At #46 is the near-apocalyptic Papa Won't Leave You Henry. A great way to open up a mostly great album - with a loud, surging, straightforward rocker. Here, his images are some of the strongest he's yet delivered, as the narrator lurches through a landscape of storms, brothels and urban decay. Probably the most traditionally "post-punk" thing the band ever cut, and the band acquaints themselves with the formula quite well. And listen to Cave snarling the chorus!

Of Papa Won't Leave You, Henry, Cave said in 2005, "I like that song a lot. That was another one written in Brazil. It's this sprawling, lyrical thing. We were playing that [in 2000] as a very slow ballad on a different chordal structure altogether, which then became Darker with the Day [from the 2001 album No More Shall We Part]. It had a different melody, but very slow and it made for a haunting thing. That song was composed over a long period of time and something that I would sing to my little son, Luke. It was kind of a nasty fucked-up lullaby."
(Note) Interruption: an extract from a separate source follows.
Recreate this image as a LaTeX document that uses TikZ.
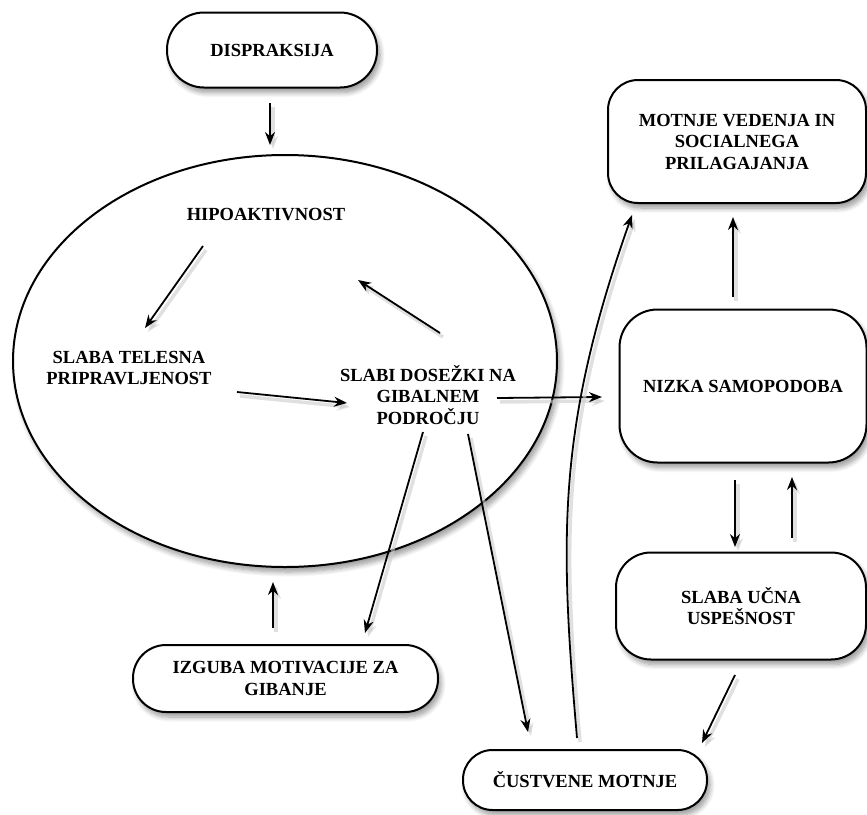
\documentclass[tikz,border=0pt]{standalone}
\usepackage{fontspec}
\setmainfont{Liberation Serif}
\usetikzlibrary{arrows.meta,shadows.blur,shapes.geometric}
\begin{document}
\begin{tikzpicture}[x=1pt,y=-1pt,
  every node/.style={font=\fontsize{18.5}{21.5}\selectfont\bfseries, align=center, inner sep=0pt},
  shad/.style={blur shadow={shadow xshift=3pt, shadow yshift=-5pt, shadow blur steps=8, shadow opacity=40, shadow blur radius=5pt}},
  boxnode/.style={draw, line width=2pt, fill=white, shad},
  arr/.style={-{Stealth[length=13pt,width=10pt]}, line width=1.8pt,
    preaction={draw=black!20, line width=3.5pt, opacity=0.6, transform canvas={shift={(3pt,-4pt)}}}},
]
\useasboundingbox (0,0) rectangle (867,814);

% ellipse
\node[ellipse, boxnode, minimum width=544, minimum height=412] (ell) at (285,361) {};

% nodes
\node[boxnode, rounded corners=37, minimum width=210, minimum height=75] (dis) at (272,50) {DISPRAKSIJA};
\node (hipo) at (266,215) {HIPOAKTIVNOST};
\node (tel) at (129,368) {SLABA TELESNA\\PRIPRAVLJENOST};
\node (dos) at (428,395) {SLABI DOSEŽKI NA\\GIBALNEM\\PODROČJU};
\node[boxnode, rounded corners=30, minimum width=258, minimum height=123] (mot) at (737,141.5) {MOTNJE VEDENJA IN\\SOCIALNEGA\\PRILAGAJANJA};
\node[boxnode, rounded corners=38, minimum width=247, minimum height=153] (niz) at (743,386) {NIZKA SAMOPODOBA};
\node[boxnode, rounded corners=35, minimum width=250, minimum height=107] (uc) at (741,606) {SLABA UČNA\\USPEŠNOST};
\node[boxnode, rounded corners=33, minimum width=305, minimum height=67] (izg) at (285.5,678.5) {IZGUBA MOTIVACIJE ZA\\GIBANJE};
\node[boxnode, rounded corners=29.5, minimum width=244, minimum height=60] (cus) at (585,780) {ČUSTVENE MOTNJE};

% connector end points
\coordinate (a1) at (270,103); \coordinate (a2) at (270,145);
\coordinate (b1) at (203,246); \coordinate (b2) at (145,328);
\coordinate (c1) at (440,333); \coordinate (c2) at (358,280);
\coordinate (d1) at (237,392); \coordinate (d2) at (347,403);
\coordinate (e1) at (497,398); \coordinate (e2) at (602,397);
\coordinate (f1) at (423,432); \coordinate (f2) at (365,633);
\coordinate (g1) at (468,434); \coordinate (g2) at (528,732);
\coordinate (h1) at (273,628); \coordinate (h2) at (273,582);
\coordinate (i1) at (733,297); \coordinate (i2) at (733,217);
\coordinate (j1) at (735,480); \coordinate (j2) at (735,547);
\coordinate (k1) at (792,538); \coordinate (k2) at (792,477);
\coordinate (l1) at (735,675); \coordinate (l2) at (702,743);
\coordinate (m1) at (577,738); \coordinate (m2) at (632,215);

\draw[arr] (a1) -- (a2);
\draw[arr] (b1) -- (b2);
\draw[arr] (c1) -- (c2);
\draw[arr] (d1) -- (d2);
\draw[arr] (e1) -- (e2);
\draw[arr] (f1) -- (f2);
\draw[arr] (g1) -- (g2);
\draw[arr] (h1) -- (h2);
\draw[arr] (i1) -- (i2);
\draw[arr] (j1) -- (j2);
\draw[arr] (k1) -- (k2);
\draw[arr] (l1) -- (l2);
\draw[arr] (m1) .. controls (560,540) and (556,430) .. (m2);
\end{tikzpicture}
\end{document}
This is live at the Paradiso, Amsterdam:


Now, let's continue with last week's statistics; there were still no new stories, yet amazingly the weekly number of visits remained stable. Naturally, last week's Nick Cave countdown (the only new story) was the week's winner. The rest of the top 10 included movie stories, Disco, and Zelim Bakaev.

As far as countries are concerned, the United Kingdom is still the weekly champ for a third week in a row, but it's France that makes history: even though its overall percentage dropped, it dropped much less than that of the United States, propelling it to the all-time #1 position. It is the first time since this blog began that the United States relinquishes the top position at the all-time top 10. The way it is going, the United Kingdom is the only other country at the moment that can penetrate the top 2, but not quite yet.
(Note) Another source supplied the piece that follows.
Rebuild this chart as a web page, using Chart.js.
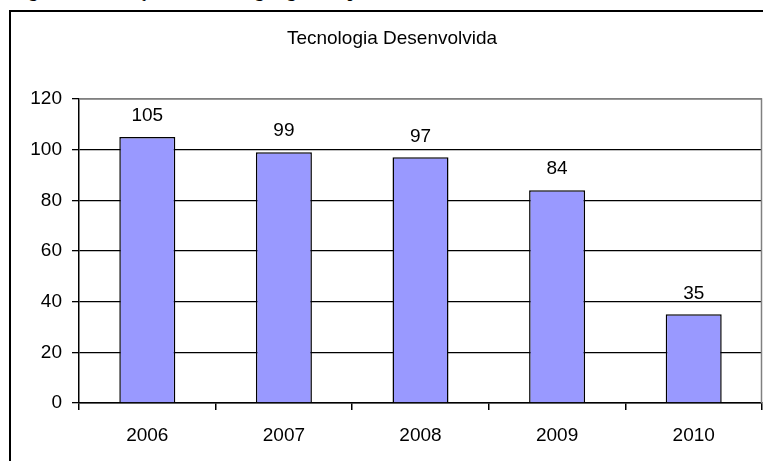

Canada is also making progress, replacing Italy at #7 on the all-time list. Turkey is also doing great, being just a breath away from replacing Cyprus at #9 on the all-time list. Otherwise, South Africa had another good week and Brazil had its best week in ages.

Here are this week's Top 10 countries. Notice that the top 7 are exactly the same as last week.

1. the United Kingdom
2. France
3. the United States
4. Turkey
5. Canada
6. South Africa
7. Greece
8. Germany
9. Russia
10. Brazil

Here are the other countries that graced us with their presence since our last statistics (alphabetically): Algeria, Argentina, Australia, Austria, Bahrain, Belgium, Bulgaria, Cameroon, Cayman Islands, Chile, China, Colombia, Croatia, Cyprus, Czechia, Denmark, Djibouti, Ecuador, Egypt, Estonia, Finland, FYR Of Macedonia, Gambia, Ghana, Honduras, Hungary, India, Indonesia, Ireland, Israel, Italy, Jamaica, Japan, Kenya, Kuwait, Lebanon, Luxembourg, Malaysia, Mexico, Morocco, Mozambique, Myanmar (Burma), the Netherlands, New Zealand, Nigeria, Norway, Peru, the Philippines, Poland, Portugal, Puerto Rico, Saint Lucia, Serbia, Singapore, Slovakia, South Korea, Spain, Sri Lanka, Suriname, Sweden, Switzerland, Taiwan, Thailand, Trinidad & Tobago, Uganda, Ukraine, the United Arab Emirates, Vietnam, Zambia, and Zimbabwe. Happy to have you all!

And here's the all-time Top 10:

1. France = 26.4%
2. the United States = 26.3%
3. the United Kingdom = 12.1%
4. Greece = 6.6%
5. Russia = 2.8%
6. Germany = 1.8%
7. Canada = 1.34%
8. Italy = 1.31%
9. Cyprus = 1.00%
10. Turkey = 0.97%


That's all for today, folks. Till the next one!